Une Planque en Tarentaise

Cela fait une année que le rythme de nos vies a basculé. Le doux ronronnement de nos routines c’est enroué. Nos gouverneurs ont gouverné, la société s’est ajustée, les virus ont évolué, immuablement le temps s’est écoulé. On s’adapte, comme toujours. Plus ou moins bien, comme on peut.  Les fenêtres de nos écrans luminescents, s’est borné à l’affichage d’un flot morne de données et chiffres angoissants. Un spectacle mortifère parachuté dans nos cortex, à en donner qui le tournis, qui la paralysie. Quelque part en Savoie, sur une façade de pierre, une unique fenêtre, tel un monocle cerclé de bois. A travers les carreaux, le tableau est tout autre, il est hivernal et il a tout pour nous réjouir !

Nos sacs sont lourds, bientôt leurs lanières nous arracheront quelques grognements et raidiront les nuques. Avec trépied, caquelon, un filet de patate en varappe, la modeste caravane prend des airs d’exploration minière. Pas certain que nous allions trouver l’or blanc, à coup sûr de bons moments. Les derniers épisodes météo, n’ont pas épargné les Savoies.

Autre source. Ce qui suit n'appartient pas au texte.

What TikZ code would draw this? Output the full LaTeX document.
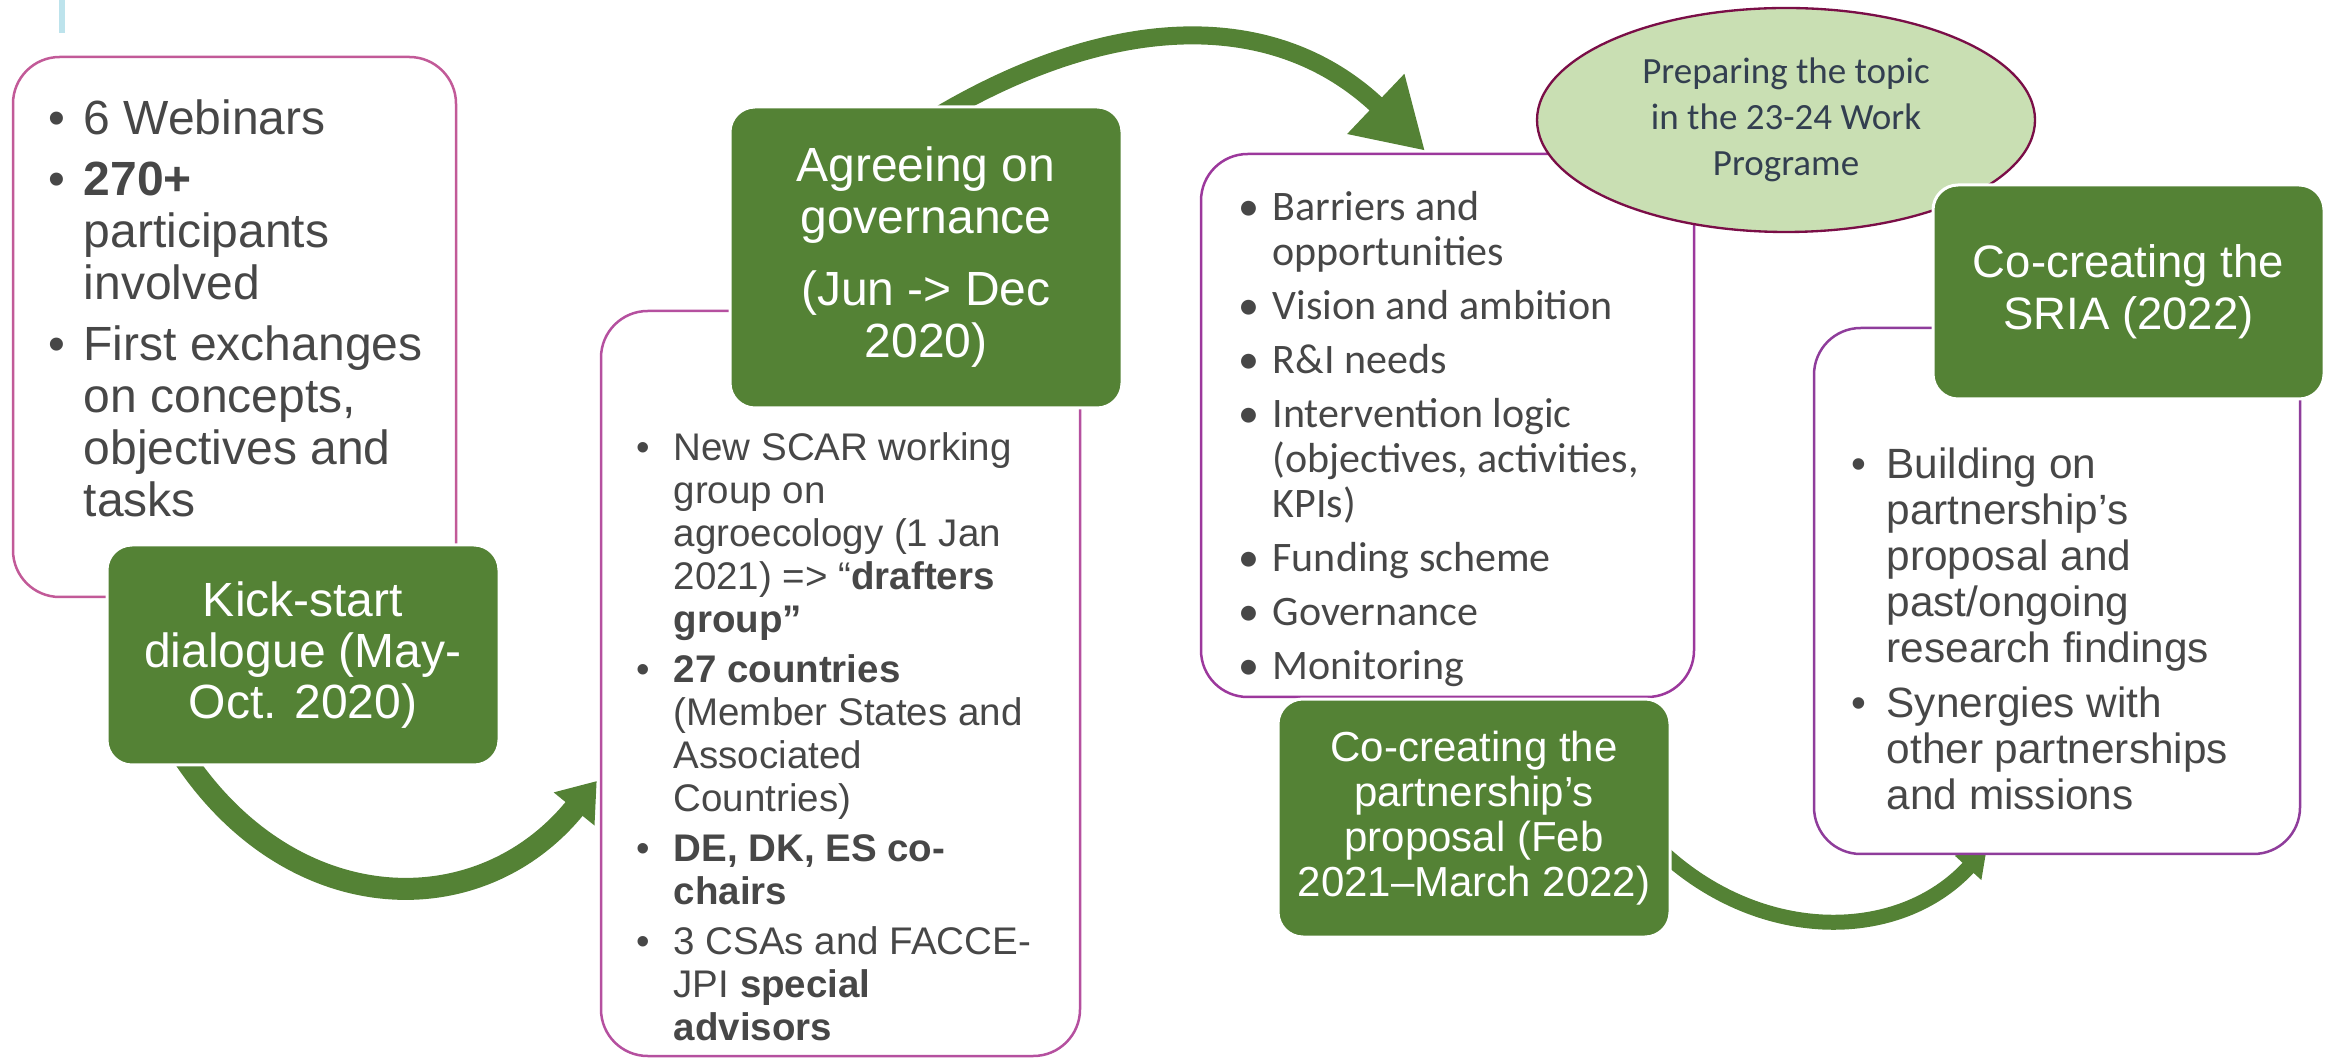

C’est tout juste si l’on a de quoi faire glisser nos peaux le long de la première centaine de mètres de dénivelé. Le fil de la neige taille dans la forêt un pointillé. Le souffle devient court, les bavardages plus rares, chacun prend conscience de son pouls et se calle dans un rythme. Après avoir usé de ces dernières clartés, le jour laisse place nette à une nuit noire, que peine à éclairer une lune qui boit l’eau des nébulosités. En file indienne, le convoi glisse vers son eldorado.  Nous nous exfiltrons des dernières lueurs et bruits de la vallée pour se créer de nouveaux repères. La couverture de la nuit nous isole du reste du monde. Loin d’être mère d’angoisse, elle a au contraire quelque chose de réconfortant, de reposant. La nuit tous les cieux gris deviennent noirs, et qui sait, peut-être que demain matin il se teinteront de bleu.